DATA SHOWN:
----
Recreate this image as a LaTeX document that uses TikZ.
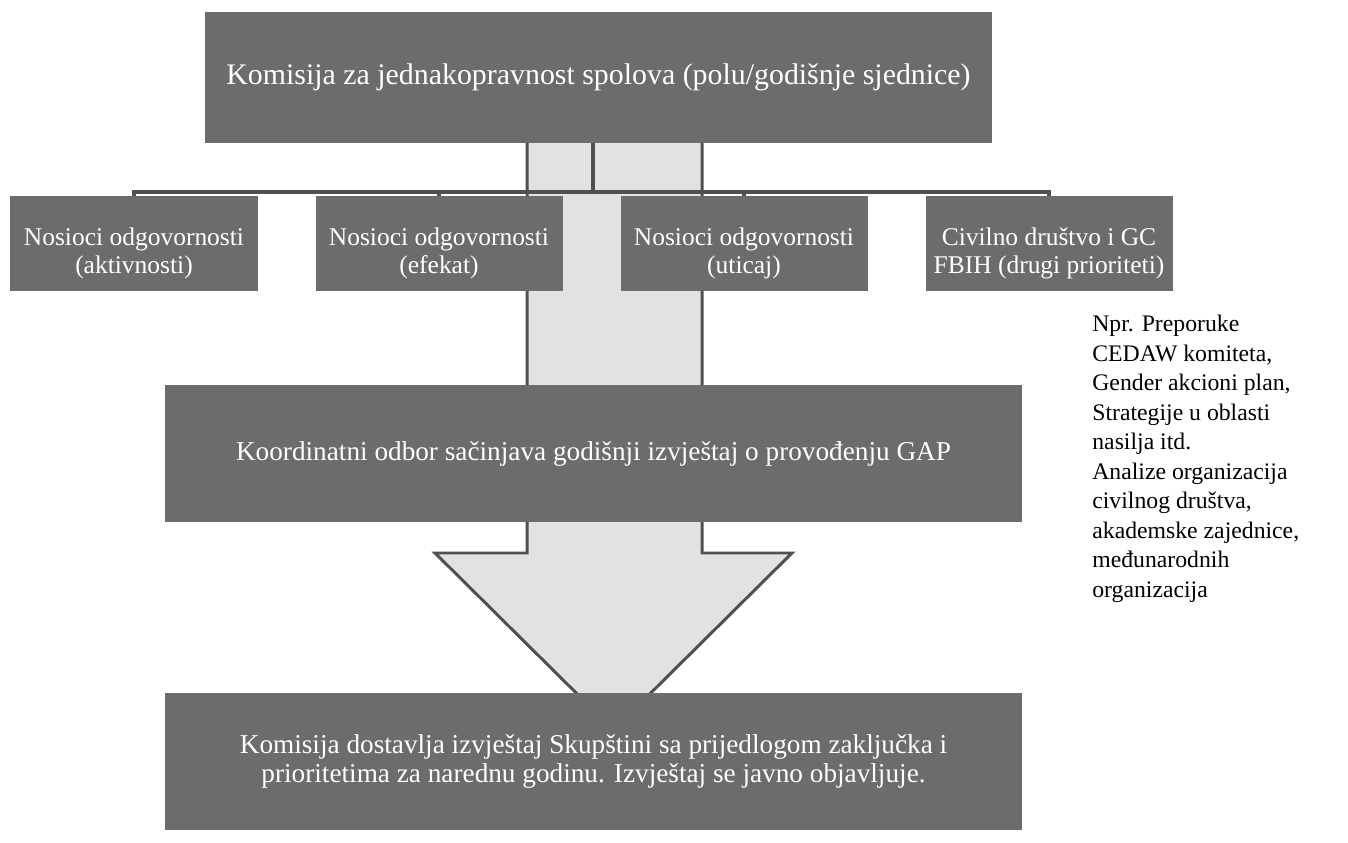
\documentclass[tikz,border=0pt]{standalone}
\usepackage{fontspec}
\setmainfont{Liberation Serif}
\definecolor{boxgray}{RGB}{108,108,108}
\definecolor{linegray}{RGB}{80,80,80}
\definecolor{arrowgray}{RGB}{226,226,226}
\tikzset{
    box/.style={fill=boxgray, text=white, align=center, inner sep=0pt,
        font=\fontsize{15.5}{16}\selectfont},
    kid/.style={box, minimum width=4.94cm, minimum height=1.9cm, text height=37pt,
        font=\fontsize{14.5}{16}\selectfont},
    wide/.style={box, minimum width=17.14cm, minimum height=2.74cm},
    conn/.style={draw=linegray, line width=2.3pt},
}
\begin{document}
\begin{tikzpicture}[node distance=6.1cm, auto]
            \useasboundingbox (0,0) rectangle (26.96,-16.86);
            % big arrow behind the boxes
            \draw[draw=linegray, line width=1.7pt, fill=arrowgray] (10.54,-2.6) -- (14.04,-2.6) -- (14.04,-11.06) -- (15.84,-11.06)
                -- (12.27,-14.6) -- (8.7,-11.06) -- (10.54,-11.06) -- cycle;
            \node(K) [box, minimum width=15.74cm, minimum height=2.62cm, font=\fontsize{17}{19}\selectfont]
                at (11.97,-1.55) {Komisija za jednakopravnost spolova (polu/godišnje sjednice)};
            \node(A) [kid] at (2.68,-4.87) {Nosioci odgovornosti\\(aktivnosti)};
            \node(E) [kid, right of=A] {Nosioci odgovornosti\\(efekat)};
            \node(U) [kid, right of=E] {Nosioci odgovornosti\\(uticaj)};
            \node(C) [kid, right of=U] {Civilno društvo i GC\\FBIH (drugi prioriteti)};
            \node(O) [wide] at (11.87,-9.07) {Koordinatni odbor sačinjava godišnji izvještaj o provođenju GAP};
            \node(S) [wide] at (11.87,-15.23) {Komisija dostavlja izvještaj Skupštini sa prijedlogom zaključka i\\prioritetima za narednu godinu. Izvještaj se javno objavljuje.};
            \node(N) [anchor=north west, align=left, inner sep=0pt, font=\fontsize{13.5}{16.8}\selectfont]
                at (21.84,-6.3) {Npr. Preporuke\\CEDAW komiteta,\\Gender akcioni plan,\\Strategije u oblasti\\nasilja itd.\\Analize organizacija\\civilnog društva,\\akademske zajednice,\\međunarodnih\\organizacija};
            \coordinate(H) at (11.86,-3.84);
            \draw[conn] (H |- K.south) -- (H);
            \foreach \n in {A,E,U,C} \draw[conn] (H) -| (\n.north);
            \end{tikzpicture}
\end{document}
----
DO THIS: Repeat the lines above exactly, and keep every picture out.

EXERCISE RESULT:
Recreate this image as a LaTeX document that uses TikZ.
\documentclass[tikz,border=0pt]{standalone}
\usepackage{fontspec}
\setmainfont{Liberation Serif}
\definecolor{boxgray}{RGB}{108,108,108}
\definecolor{linegray}{RGB}{80,80,80}
\definecolor{arrowgray}{RGB}{226,226,226}
\tikzset{
    box/.style={fill=boxgray, text=white, align=center, inner sep=0pt,
        font=\fontsize{15.5}{16}\selectfont},
    kid/.style={box, minimum width=4.94cm, minimum height=1.9cm, text height=37pt,
        font=\fontsize{14.5}{16}\selectfont},
    wide/.style={box, minimum width=17.14cm, minimum height=2.74cm},
    conn/.style={draw=linegray, line width=2.3pt},
}
\begin{document}
\begin{tikzpicture}[node distance=6.1cm, auto]
            \useasboundingbox (0,0) rectangle (26.96,-16.86);
            % big arrow behind the boxes
            \draw[draw=linegray, line width=1.7pt, fill=arrowgray] (10.54,-2.6) -- (14.04,-2.6) -- (14.04,-11.06) -- (15.84,-11.06)
                -- (12.27,-14.6) -- (8.7,-11.06) -- (10.54,-11.06) -- cycle;
            \node(K) [box, minimum width=15.74cm, minimum height=2.62cm, font=\fontsize{17}{19}\selectfont]
                at (11.97,-1.55) {Komisija za jednakopravnost spolova (polu/godišnje sjednice)};
            \node(A) [kid] at (2.68,-4.87) {Nosioci odgovornosti\\(aktivnosti)};
            \node(E) [kid, right of=A] {Nosioci odgovornosti\\(efekat)};
            \node(U) [kid, right of=E] {Nosioci odgovornosti\\(uticaj)};
            \node(C) [kid, right of=U] {Civilno društvo i GC\\FBIH (drugi prioriteti)};
            \node(O) [wide] at (11.87,-9.07) {Koordinatni odbor sačinjava godišnji izvještaj o provođenju GAP};
            \node(S) [wide] at (11.87,-15.23) {Komisija dostavlja izvještaj Skupštini sa prijedlogom zaključka i\\prioritetima za narednu godinu. Izvještaj se javno objavljuje.};
            \node(N) [anchor=north west, align=left, inner sep=0pt, font=\fontsize{13.5}{16.8}\selectfont]
                at (21.84,-6.3) {Npr. Preporuke\\CEDAW komiteta,\\Gender akcioni plan,\\Strategije u oblasti\\nasilja itd.\\Analize organizacija\\civilnog društva,\\akademske zajednice,\\međunarodnih\\organizacija};
            \coordinate(H) at (11.86,-3.84);
            \draw[conn] (H |- K.south) -- (H);
            \foreach \n in {A,E,U,C} \draw[conn] (H) -| (\n.north);
            \end{tikzpicture}
\end{document}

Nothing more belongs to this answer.